The line containing the hypotenuse of right triangle ABC where A(-5, 5), B(1, 1), and C(3, 4) are the vertices.

I have about 30 of these to do but i cant figure them out? Any help is appreciated.

I think you should plot the triangles in the Cartesian co-ordinate plane first of all. That will give you a good idea of how to proceed.

Take the first example.

Step (1): Plot the triangle using pencil and paper.

If you plot the triangle through A(-5, 5), B(1, 1), and C(3, 4), you'll find that the legs of the right triangle are the sides BC and BA. The right angle is formed at vertex B.

Step (2):

Find out mid-points of the legs.

The line-segment BC is formed by points B(1,1) and C(3,4). The mid-point, say X, is the point

X ( (1+3)/2, (1+4)/2) i.e. X(2, 5/2).

Similarly the midpoint of the line-segment BA, formed by points B(1,1) and A(-5,5), is

Y ( (1-5)/2, (1+5)/2) i.e.
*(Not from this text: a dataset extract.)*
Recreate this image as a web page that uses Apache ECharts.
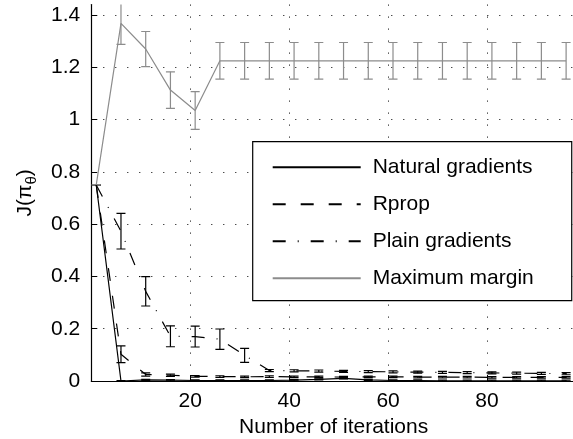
<!DOCTYPE html>
<html><head><meta charset="utf-8">
<script src="https://cdn.jsdelivr.net/npm/echarts@6/dist/echarts.min.js"></script>
<style>html,body{margin:0;padding:0;background:#fff}#c{width:573px;height:439px}</style>
</head><body><div id="c"></div>
<script>
const iterations = [1,6,11,16,21,26,31,36,41,46,51,56,61,66,71,76,81,86,91,96];
const xTicks = [20,40,60,80];
const naturalMean = [0.75,0,0.004,0.003,0.002,0.002,0.002,0.002,0.003,0.006,0.01,0.004,0.002,0.002,0.001,0.001,0.001,0.001,0.001,0.001];
const naturalErr  = [0,0.002,0.002,0.002,0.002,0.002,0.002,0.002,0.002,0.002,0.002,0.002,0.002,0.002,0.002,0.002,0.002,0.002,0.002,0.002];
const rpropMean = [0.75,0.102,0.025,0.022,0.018,0.017,0.016,0.017,0.016,0.016,0.015,0.016,0.016,0.015,0.015,0.015,0.014,0.014,0.014,0.014];
const rpropErr  = [0,0.032,0.006,0.004,0.003,0.003,0.003,0.003,0.003,0.003,0.003,0.003,0.003,0.003,0.003,0.003,0.003,0.003,0.003,0.003];
const plainMean = [0.75,0.573,0.343,0.171,0.17,0.16,0.098,0.04,0.039,0.038,0.037,0.036,0.035,0.034,0.033,0.032,0.031,0.03,0.029,0.028];
const plainErr  = [0,0.068,0.056,0.04,0.04,0.039,0.027,0.004,0.004,0.004,0.004,0.004,0.004,0.004,0.004,0.004,0.004,0.004,0.004,0.004];
const marginMean = [0.75,1.368,1.27,1.113,1.035,1.225,1.225,1.225,1.225,1.225,1.225,1.225,1.225,1.225,1.225,1.225,1.225,1.225,1.225,1.225];
const marginErr  = [0,0.08,0.067,0.07,0.072,0.07,0.07,0.07,0.07,0.07,0.07,0.07,0.07,0.07,0.07,0.07,0.07,0.07,0.07,0.07];
const names = ['Natural gradients','Rprop','Plain gradients','Maximum margin'];

const FONT = 'Liberation Sans, Arial, Helvetica, sans-serif';
const GREY = '#8c8c8c';

function pairs(mean){ return iterations.map((x,i)=>[x, mean[i]]); }
function triples(mean, err){ return iterations.map((x,i)=>[x, mean[i], err[i]]); }
function errRender(color){
  return function(params, api){
    const x = api.value(0), m = api.value(1), e = api.value(2);
    const top = api.coord([x, m+e]), bot = api.coord([x, m-e]);
    const hw = 4.5;
    const style = {stroke: color, lineWidth: 1.2, fill: null};
    return {type:'group', children:[
      {type:'line', shape:{x1:top[0],y1:top[1],x2:bot[0],y2:bot[1]}, style},
      {type:'line', shape:{x1:top[0]-hw,y1:top[1],x2:top[0]+hw,y2:top[1]}, style},
      {type:'line', shape:{x1:bot[0]-hw,y1:bot[1],x2:bot[0]+hw,y2:bot[1]}, style}
    ]};
  };
}
function lineSeries(name, mean, color, type){
  return {name, type:'line', data: pairs(mean), symbol:'none', clip:true,
    lineStyle:{color, width:1.2, type}, itemStyle:{color}, animation:false, z:3};
}
function errSeries(mean, err, color){
  return {type:'custom', data: triples(mean, err), renderItem: errRender(color), clip:true, animation:false, z:2, silent:true};
}

const chart = echarts.init(document.getElementById('c'));
chart.setOption({
  animation:false,
  grid:{left:91.3, right:-3, top:4.6, bottom:58, containLabel:false, outerBoundsMode:'none'},
  legend:{
    data: names, orient:'vertical', left:252.7, top:141.7,
    backgroundColor:'#fff', borderColor:'#000', borderWidth:1.2,
    padding:[15,38,12,19], itemWidth:88, itemHeight:14, itemGap:16,
    itemStyle:{opacity:0},
    textStyle:{fontFamily:FONT, fontSize:21, color:'#000', padding:[0,0,0,7], lineHeight:21},
    selectedMode:false
  },
  xAxis:{
    type:'value', min:0, max:98, interval:20,
    name:'Number of iterations', nameLocation:'middle', nameGap:33,
    nameTextStyle:{fontFamily:FONT, fontSize:21, color:'#000'},
    axisLine:{show:true, onZero:false, lineStyle:{color:'#000', width:1.2}},
    axisTick:{show:true, inside:true, length:6, lineStyle:{color:'#000'}},
    axisLabel:{fontFamily:FONT, fontSize:21, color:'#000', margin:10, showMinLabel:false, showMaxLabel:false,
      formatter: v => xTicks.includes(v) ? String(v) : ''},
    splitLine:{show:true, showMinLine:false, showMaxLine:false, lineStyle:{color:'#000', width:1, type:[1,11]}}
  },
  yAxis:{
    type:'value', min:0, max:1.44, interval:0.2,
    name:'{a|J(π}{s|θ}{a|)}', nameLocation:'middle', nameGap:52, nameRotate:90,
    nameTextStyle:{rich:{
      a:{fontFamily:FONT, fontSize:21, color:'#000'},
      s:{fontFamily:FONT, fontSize:15, color:'#000', verticalAlign:'bottom', padding:[14,0,0,0]}
    }},
    axisLine:{show:true, lineStyle:{color:'#000', width:1.2}},
    axisTick:{show:true, inside:true, length:6, lineStyle:{color:'#000'}},
    axisLabel:{fontFamily:FONT, fontSize:21, color:'#000', margin:11, showMaxLabel:false,
      formatter: v => (Math.round(v*10)/10).toString()},
    splitLine:{show:true, showMinLine:false, showMaxLine:false, lineStyle:{color:'#000', width:1, type:[1,11]}}
  },
  series:[
    errSeries(naturalMean, naturalErr, '#000'),
    errSeries(rpropMean, rpropErr, '#000'),
    errSeries(plainMean, plainErr, '#000'),
    errSeries(marginMean, marginErr, GREY),
    lineSeries(names[0], naturalMean, '#000', 'solid'),
    lineSeries(names[1], rpropMean, '#000', [13,15]),
    lineSeries(names[2], plainMean, '#000', [13,12,1,12]),
    lineSeries(names[3], marginMean, GREY, 'solid')
  ]
});
</script></body></html>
Y(-2, 3)

Step (3):

Now that you know the co-ordinates of the points X and Y, you can easily find the line through them.

Let the line be y = mx + c

It passes through X => 5/2 = 2m + c

It also passes through Y => 3 = -2m + c

Adding the respective sides of these two equations, we have

(5/2) + 3 = 2m + c - 2m + c

=> 11/2 = 2c

=> c = 11/4

Substituting in the 1st equation:

5/2 = 2m + 11/4

=> 2m = 5/2 - 11/4

=> 2m = -1/4

=> m = -1/8

So, the equation of the required line is: y = -x/8 + 11/4

For standard form:

y = -x/8 + 11/4

=> 8y = -x + 22

=> 8y + x - 22 = 0

Problem # 2:

The vertices are the same as Problem # 1, so if you plot the triangle first, you'll find that the hypotenuse is the line-segment AC that passes through the points A(-5,5) and C(3,4).

Let the line passing through A and C have the equation: y = mx + c

It passes through A(-5,5) => 5 = -5m + c .............(1)

It also passes through C(3,4) => 4 = 3m + c ..........(2)

Subtracting the respective sides of equation (2) from equation (1), we have:

1 = -8m => m = -1/8

Substituting this value of m in (1), we have:

5 = -5(-1/8) + c

=> 5 = 5/8 + c

=> c = 35/8

So the equation of the line through the hypotenuse is: y = -x/8 + 35/8.

For standard form:

y = -x/8 + 35/8

=> 8y = -x + 35

=> 8y + x - 35 = 0

May 28 at 21:22

First find the slope of each side to determine the right-angle:

Side AB slope (y1-y2)/(x1-x2)=(5-1)/(-5-1)= -4/6 = -2/3

Do same for other sides to determine which two slopes multiplied together equal "-1". These contain the right angle.

Next halve the Y and X distances between ends of each 'leg' of the right triangle i.e. not the hypotenuse side.

When you have these coordinates put into equation (y-y1)/(x-x1)=(y-y2)/(x-x2) and then rearrange to get standard form.

Do same for the coords representing the ends of the hypotenuse

May 29 at 1:8